With its fleur-de-lys corners, decorated banded edge, hatched ground, spikey inner-petalled flower, birds, flowers, elaborately rendered and colored peacock, Masonic imagery and scattered memento mori, this decorated album is the work of an unknown itenerant Virginia artist called the "Record Book" Artist. With only fourteen partial and complete family record books documented to this individual, the works of the "Record Book" Artist comprise one of the largest groups of decorated albums associated with the Valley of Virginia.1

The Laing Family record book, probably executed about 1801, traces the birth dates and places of James and Helen Laing and their children. Born in "Pearthe [sic] County, North Britain [Scotland]" in 1751, James Laing married Helen Dawson, another Perth native born in 1757, on July 20, 177[?]. Three of their children were born in Clackmanon County, Scotland, between 1779 and 1784, while their fourth child, Jeany, was born in Maryland in 1786. By 1789, the family had moved to Virginia, where they lived in the Winchester area. James and Helen had nine more children between 1789 and 1801. Although little is known about James Laing, the large illustration of Solomon's Temple decorated with a ladder, trowel, sun, moon, seven stars, an open Bible, and a square and compass suggest he was a Mason.

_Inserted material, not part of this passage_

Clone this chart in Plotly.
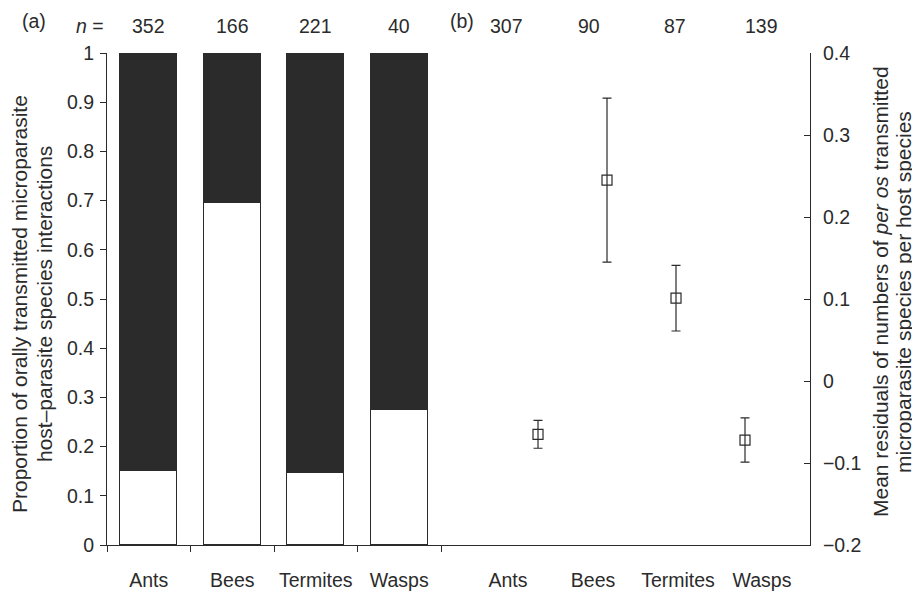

While borrowing heavily from the tradition of German-American Geburts und Taufscheine, the family albums of the "Record Book" Artist have important distinguishing differences. The most important among these is that not a single presently known album book by this artist is in German, nor are any written in traditional Germanic fraktur lettering. Where the subjects of Geburts und Taufscheine were usually of some German Protestant religious extraction, the majority of the "Record Book" Artist's subjects appear to have been Scots-Irish Presbyterian, with many albums incorporating Masonic iconography. In addition, where most German-American Geburts und Taufscheine focus primarily on the birth of the subject, and frequently on their baptism as well, the vital statistics chronicled by the "Record Book" Artist include birth, and frequently marriage and death. The Laing Family record book appears to be unique in its inclusion of the place of birth of its subjects as well.

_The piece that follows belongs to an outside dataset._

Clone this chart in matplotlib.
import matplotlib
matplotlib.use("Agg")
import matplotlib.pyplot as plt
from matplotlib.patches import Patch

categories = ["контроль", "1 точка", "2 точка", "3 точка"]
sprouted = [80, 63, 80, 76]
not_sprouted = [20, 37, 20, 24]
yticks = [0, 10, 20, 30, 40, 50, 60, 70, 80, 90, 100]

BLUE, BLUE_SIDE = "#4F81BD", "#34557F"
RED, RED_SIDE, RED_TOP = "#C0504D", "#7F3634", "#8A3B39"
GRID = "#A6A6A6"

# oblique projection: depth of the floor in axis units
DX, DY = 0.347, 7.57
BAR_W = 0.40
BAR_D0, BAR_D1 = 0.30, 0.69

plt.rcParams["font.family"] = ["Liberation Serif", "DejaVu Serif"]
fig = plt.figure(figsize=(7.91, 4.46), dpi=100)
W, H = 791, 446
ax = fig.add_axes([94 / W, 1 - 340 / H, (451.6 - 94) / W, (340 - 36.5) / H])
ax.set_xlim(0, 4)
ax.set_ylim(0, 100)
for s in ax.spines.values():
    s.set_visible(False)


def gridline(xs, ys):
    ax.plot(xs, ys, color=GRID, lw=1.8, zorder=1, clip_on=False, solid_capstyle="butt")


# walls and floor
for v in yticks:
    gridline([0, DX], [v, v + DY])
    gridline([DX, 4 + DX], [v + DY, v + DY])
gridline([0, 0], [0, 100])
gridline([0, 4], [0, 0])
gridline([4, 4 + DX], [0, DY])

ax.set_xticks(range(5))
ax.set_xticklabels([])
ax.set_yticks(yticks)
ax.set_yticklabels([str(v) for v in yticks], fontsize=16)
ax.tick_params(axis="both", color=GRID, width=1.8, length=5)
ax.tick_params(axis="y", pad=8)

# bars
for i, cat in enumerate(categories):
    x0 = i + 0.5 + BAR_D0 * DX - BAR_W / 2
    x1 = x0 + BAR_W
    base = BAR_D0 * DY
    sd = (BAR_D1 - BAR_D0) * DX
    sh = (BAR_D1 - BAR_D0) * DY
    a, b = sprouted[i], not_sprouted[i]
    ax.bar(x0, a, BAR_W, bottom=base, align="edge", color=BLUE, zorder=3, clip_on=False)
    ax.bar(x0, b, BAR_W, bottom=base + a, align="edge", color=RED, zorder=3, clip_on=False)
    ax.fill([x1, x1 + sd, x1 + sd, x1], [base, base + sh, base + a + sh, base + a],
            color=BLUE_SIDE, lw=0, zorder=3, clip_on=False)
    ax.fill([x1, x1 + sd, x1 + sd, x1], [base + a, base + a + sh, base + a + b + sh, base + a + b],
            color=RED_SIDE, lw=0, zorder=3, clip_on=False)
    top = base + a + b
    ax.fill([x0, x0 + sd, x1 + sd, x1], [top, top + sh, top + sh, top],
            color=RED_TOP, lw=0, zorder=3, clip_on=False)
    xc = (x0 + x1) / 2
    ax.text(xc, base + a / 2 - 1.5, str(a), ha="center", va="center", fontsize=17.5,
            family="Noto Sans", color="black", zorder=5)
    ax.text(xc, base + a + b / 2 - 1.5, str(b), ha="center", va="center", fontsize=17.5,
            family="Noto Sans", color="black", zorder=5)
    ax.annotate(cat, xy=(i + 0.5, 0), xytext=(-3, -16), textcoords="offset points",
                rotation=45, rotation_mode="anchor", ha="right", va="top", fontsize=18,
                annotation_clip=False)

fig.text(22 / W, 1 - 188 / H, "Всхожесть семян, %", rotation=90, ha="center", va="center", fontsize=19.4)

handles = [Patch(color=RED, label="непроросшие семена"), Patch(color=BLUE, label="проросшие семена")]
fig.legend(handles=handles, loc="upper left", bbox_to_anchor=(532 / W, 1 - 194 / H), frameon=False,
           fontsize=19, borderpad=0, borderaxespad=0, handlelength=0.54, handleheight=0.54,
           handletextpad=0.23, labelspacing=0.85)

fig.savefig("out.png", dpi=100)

In addition to inherent cultural differences between the work of the "Record Book" Artist and German-American Geburts und Taufscheine, technical differences exist as well. Where German-American fraktur production was usually executed either entirely or in some combination of printed or drawn watercolor or ink, the family albums of the "Record Book" Artist are consistently drawn in ink. To this end, the artist tended to use two palettes, one more somber in blue, black, red, and brown tones, and the other a more vibrant spectrum seen here in black, blue, red, green, and yellow.2

The aesthetic similarity between the family albums created by the "Record Book" Artist and another Valley of Virginia fraktur decorator, the "Stony Creek" Artist, suggest the two may have been aware of each other's work and borrowed accordingly. Working primarily in Shenandoah County, Virginia, an area not far from Frederick County, the two artists shared certain decorative and organizational motifs such as fleur-de-lys embellished corners and multiple ruled borders.3

Other partial or complete works by the "Record Book" Artist include the Tomlin Family and Demoss Family record albums in the collection of the National Archives; the Rhodes Family and Howard Family record albums in the collection of the Henry Ford Museum; and the Fries Family record album in the Karolik Collection of the Museum of Fine Arts, Boston, and the Hott Family record in the collection of the Museum of Early Southern Decorative Arts. The remainder are largely in private collections. For further information, see Bivins and Alexander, The Regional Arts of the Early South (Winston-Salem, 1991), p. 122, accession no. 3915.1 & 2; the Shenandoah Valley Folklore Society, Folk and Decorative Art of the Shenandoah Valley (Bridgewater, Virginia, 1993), pp. 23-34; and Carolyn J. Weekley, "Decorated Family Record Books from the Valley of Virginia," Journey of the Early Southern Decorative Arts, The Museum of Early Southern Decorative Arts (Winston-Salem, May 1981), pp. 1-19.


1 Weekley, p.1. 2 ibid, p. 2, 8.
3 Bivins and Alexander, The Regional Arts of the Early South (Winston-Salem, 1991), p. 122.